PROVIDED INFORMATION:
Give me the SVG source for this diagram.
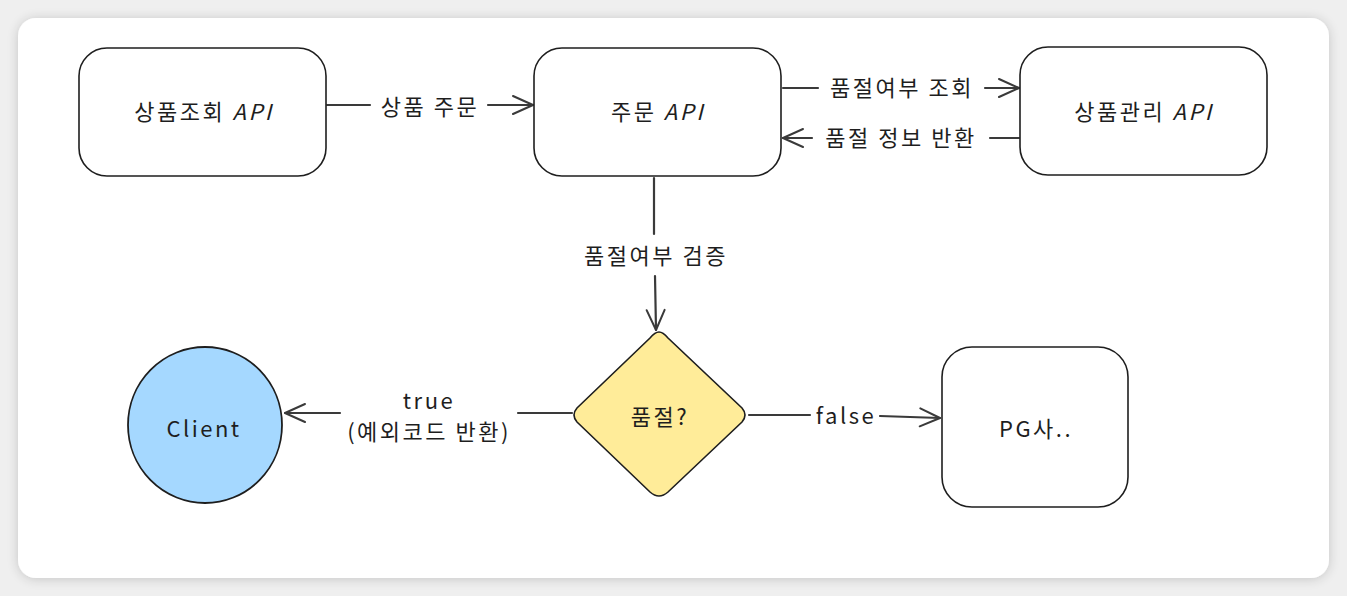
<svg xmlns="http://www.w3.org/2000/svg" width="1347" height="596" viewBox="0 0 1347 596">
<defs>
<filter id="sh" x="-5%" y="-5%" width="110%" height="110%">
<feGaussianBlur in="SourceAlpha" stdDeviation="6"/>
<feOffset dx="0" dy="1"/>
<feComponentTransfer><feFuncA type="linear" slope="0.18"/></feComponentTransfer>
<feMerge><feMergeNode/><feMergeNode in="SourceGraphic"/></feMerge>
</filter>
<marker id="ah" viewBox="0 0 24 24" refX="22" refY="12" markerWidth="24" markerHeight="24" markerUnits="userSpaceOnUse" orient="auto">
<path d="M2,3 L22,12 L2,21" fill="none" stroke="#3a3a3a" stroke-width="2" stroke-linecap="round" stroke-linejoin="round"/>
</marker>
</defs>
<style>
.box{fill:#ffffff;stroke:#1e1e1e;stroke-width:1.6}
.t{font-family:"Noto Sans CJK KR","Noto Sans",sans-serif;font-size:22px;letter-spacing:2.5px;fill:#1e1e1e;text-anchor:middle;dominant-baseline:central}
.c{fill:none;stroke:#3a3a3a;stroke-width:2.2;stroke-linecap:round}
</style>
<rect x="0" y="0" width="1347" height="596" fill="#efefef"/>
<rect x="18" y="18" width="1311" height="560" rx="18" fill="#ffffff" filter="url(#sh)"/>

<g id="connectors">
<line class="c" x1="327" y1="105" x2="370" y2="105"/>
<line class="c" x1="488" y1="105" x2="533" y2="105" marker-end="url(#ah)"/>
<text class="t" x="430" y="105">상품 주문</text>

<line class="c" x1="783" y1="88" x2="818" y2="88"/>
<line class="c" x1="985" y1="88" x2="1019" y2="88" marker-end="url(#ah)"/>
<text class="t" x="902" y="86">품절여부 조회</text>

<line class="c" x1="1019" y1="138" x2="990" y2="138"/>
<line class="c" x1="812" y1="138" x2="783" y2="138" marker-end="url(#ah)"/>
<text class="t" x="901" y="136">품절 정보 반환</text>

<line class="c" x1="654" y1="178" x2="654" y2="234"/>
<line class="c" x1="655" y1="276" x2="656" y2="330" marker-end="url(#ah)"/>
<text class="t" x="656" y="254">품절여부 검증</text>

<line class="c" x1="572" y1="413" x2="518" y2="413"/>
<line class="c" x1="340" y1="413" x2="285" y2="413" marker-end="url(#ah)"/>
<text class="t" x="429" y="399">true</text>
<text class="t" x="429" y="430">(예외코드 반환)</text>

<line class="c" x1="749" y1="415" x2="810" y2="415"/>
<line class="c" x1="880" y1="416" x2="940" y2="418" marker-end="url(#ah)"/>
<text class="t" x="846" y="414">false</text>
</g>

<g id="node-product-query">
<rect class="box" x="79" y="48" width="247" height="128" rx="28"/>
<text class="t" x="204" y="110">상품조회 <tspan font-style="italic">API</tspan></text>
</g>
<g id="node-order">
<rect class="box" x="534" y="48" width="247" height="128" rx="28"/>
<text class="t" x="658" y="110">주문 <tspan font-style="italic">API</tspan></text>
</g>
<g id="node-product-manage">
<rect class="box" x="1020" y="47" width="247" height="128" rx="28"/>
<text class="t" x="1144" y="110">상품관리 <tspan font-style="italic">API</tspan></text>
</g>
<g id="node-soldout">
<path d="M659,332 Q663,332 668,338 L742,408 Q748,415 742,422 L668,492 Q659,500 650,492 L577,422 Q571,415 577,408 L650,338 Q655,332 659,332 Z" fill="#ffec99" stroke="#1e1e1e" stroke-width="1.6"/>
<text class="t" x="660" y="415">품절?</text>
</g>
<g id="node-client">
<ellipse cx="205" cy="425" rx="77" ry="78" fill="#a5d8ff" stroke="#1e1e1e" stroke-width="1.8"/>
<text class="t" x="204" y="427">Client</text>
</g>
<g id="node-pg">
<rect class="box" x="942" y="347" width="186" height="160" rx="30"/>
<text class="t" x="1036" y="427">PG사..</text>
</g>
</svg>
==
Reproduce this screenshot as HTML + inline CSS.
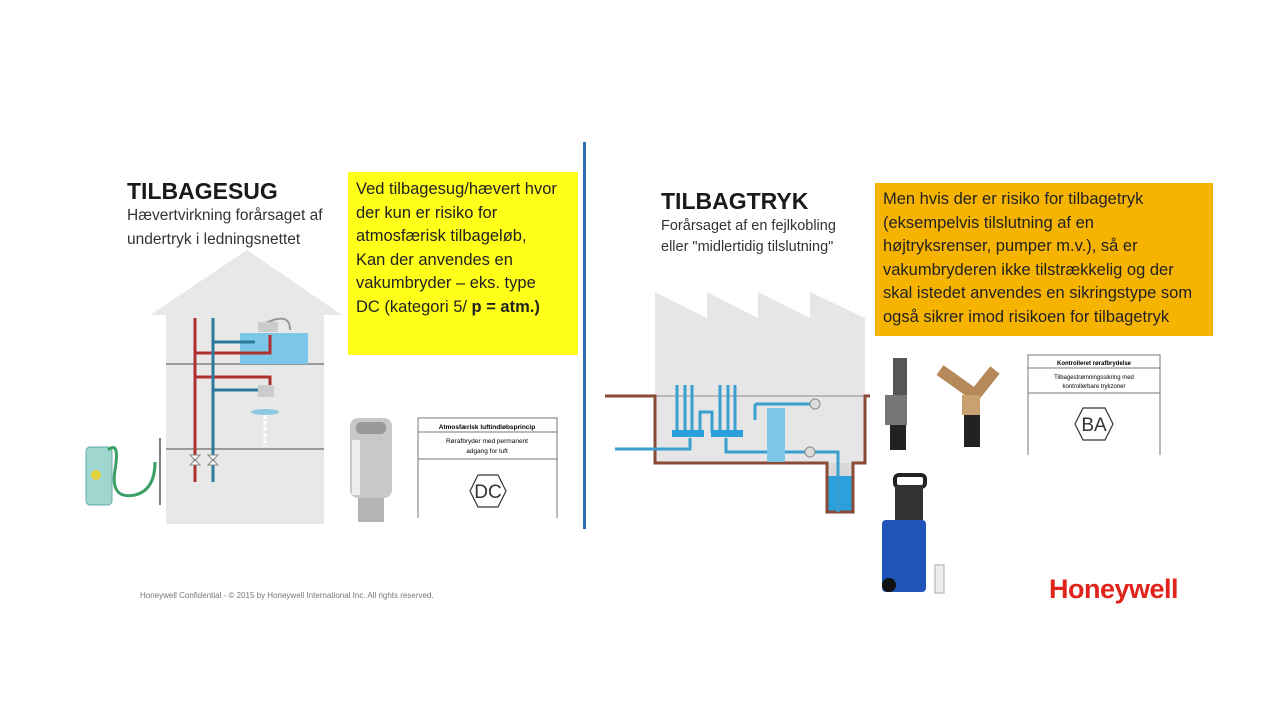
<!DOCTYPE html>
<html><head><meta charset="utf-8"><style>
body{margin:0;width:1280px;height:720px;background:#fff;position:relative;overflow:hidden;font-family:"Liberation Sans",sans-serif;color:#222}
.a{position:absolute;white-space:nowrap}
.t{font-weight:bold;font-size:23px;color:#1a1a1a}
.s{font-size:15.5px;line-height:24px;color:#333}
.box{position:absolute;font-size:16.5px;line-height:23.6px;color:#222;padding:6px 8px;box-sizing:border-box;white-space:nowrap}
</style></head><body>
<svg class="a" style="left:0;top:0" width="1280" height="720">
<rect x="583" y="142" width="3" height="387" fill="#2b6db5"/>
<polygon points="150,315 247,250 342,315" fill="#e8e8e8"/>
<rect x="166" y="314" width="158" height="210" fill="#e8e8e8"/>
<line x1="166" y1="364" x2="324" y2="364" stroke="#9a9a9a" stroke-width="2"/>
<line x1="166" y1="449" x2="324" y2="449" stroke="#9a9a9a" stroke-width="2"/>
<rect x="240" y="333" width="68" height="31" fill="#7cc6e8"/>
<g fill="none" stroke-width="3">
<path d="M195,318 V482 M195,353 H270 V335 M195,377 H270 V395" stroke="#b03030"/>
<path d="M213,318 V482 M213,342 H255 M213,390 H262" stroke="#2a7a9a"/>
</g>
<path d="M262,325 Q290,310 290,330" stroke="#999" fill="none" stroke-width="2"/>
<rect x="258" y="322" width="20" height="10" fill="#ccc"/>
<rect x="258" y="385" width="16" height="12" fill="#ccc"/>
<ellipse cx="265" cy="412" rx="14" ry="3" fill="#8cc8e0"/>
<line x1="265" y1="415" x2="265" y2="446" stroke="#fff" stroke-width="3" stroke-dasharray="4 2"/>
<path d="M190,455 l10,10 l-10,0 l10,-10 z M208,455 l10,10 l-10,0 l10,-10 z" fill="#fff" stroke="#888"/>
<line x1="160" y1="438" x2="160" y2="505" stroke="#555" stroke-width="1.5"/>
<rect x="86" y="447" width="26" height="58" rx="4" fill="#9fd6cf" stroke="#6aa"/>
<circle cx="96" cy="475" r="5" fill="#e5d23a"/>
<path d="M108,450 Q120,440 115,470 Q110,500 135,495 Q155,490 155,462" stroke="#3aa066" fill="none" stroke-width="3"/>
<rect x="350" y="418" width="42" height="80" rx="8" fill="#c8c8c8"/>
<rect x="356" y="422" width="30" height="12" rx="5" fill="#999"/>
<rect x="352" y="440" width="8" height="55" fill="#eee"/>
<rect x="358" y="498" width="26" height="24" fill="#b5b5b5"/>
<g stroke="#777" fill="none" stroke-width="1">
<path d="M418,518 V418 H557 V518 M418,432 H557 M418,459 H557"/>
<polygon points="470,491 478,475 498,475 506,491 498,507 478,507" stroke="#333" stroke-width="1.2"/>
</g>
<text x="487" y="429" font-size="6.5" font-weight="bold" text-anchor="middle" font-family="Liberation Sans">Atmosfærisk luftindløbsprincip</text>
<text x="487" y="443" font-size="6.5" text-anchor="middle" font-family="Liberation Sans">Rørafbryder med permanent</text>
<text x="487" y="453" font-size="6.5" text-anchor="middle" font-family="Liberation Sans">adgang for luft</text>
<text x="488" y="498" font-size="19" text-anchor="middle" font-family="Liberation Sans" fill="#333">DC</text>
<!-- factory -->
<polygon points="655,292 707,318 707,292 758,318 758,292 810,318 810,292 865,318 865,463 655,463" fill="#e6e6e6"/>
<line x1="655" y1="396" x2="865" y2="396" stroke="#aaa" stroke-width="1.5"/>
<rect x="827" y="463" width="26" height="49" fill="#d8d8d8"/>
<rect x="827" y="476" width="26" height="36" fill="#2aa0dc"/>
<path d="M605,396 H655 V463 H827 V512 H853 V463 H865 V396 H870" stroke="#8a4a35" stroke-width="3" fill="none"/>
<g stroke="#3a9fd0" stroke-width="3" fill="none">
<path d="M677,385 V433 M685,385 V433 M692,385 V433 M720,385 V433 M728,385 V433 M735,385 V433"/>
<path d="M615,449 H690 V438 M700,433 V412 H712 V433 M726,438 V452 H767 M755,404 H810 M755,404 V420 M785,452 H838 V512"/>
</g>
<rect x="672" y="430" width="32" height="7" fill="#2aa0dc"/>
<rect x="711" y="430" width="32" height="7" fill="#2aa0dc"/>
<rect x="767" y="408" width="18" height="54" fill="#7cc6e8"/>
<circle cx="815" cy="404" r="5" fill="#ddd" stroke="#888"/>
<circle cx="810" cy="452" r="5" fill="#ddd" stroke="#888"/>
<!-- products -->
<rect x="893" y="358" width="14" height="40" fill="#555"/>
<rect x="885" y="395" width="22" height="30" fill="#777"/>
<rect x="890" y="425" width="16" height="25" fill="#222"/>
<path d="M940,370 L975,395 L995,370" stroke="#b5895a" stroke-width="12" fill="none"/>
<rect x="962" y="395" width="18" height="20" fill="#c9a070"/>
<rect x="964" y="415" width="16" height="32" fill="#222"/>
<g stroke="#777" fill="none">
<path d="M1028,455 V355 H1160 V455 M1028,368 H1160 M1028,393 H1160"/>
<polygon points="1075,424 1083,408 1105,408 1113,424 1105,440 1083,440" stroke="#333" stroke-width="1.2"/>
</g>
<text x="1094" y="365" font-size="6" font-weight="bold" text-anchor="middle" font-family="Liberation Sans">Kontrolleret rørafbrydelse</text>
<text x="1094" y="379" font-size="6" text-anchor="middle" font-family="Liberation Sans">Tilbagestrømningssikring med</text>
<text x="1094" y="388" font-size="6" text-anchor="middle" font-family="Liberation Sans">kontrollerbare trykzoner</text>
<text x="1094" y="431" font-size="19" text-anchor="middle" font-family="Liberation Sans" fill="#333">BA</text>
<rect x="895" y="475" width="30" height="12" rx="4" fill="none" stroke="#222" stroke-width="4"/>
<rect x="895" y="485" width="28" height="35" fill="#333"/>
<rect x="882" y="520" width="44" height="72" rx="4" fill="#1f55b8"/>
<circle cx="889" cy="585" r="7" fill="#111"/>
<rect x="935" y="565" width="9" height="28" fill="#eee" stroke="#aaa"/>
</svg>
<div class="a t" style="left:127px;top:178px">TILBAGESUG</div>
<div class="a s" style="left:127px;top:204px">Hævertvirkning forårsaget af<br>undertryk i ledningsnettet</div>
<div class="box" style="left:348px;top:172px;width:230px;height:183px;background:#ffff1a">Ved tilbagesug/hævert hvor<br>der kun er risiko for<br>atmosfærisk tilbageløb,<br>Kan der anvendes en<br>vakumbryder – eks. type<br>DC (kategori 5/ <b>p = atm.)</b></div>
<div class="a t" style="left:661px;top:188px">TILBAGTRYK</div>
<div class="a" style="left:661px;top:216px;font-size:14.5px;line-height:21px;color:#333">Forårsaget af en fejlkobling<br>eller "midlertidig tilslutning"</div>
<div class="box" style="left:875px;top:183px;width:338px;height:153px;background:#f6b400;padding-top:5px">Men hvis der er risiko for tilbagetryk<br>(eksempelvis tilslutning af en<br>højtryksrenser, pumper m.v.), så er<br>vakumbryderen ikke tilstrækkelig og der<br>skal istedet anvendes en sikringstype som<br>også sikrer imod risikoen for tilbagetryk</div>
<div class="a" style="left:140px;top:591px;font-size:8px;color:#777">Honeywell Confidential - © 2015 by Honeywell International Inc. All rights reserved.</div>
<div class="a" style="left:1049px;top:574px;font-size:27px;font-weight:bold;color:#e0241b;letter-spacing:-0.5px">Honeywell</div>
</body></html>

EXERCISE PROMPT:
Out of the preceding entries, pull every line containing the string "this".

EXERCISE OUTPUT:
Give me the SVG source for this diagram.
Reproduce this screenshot as HTML + inline CSS.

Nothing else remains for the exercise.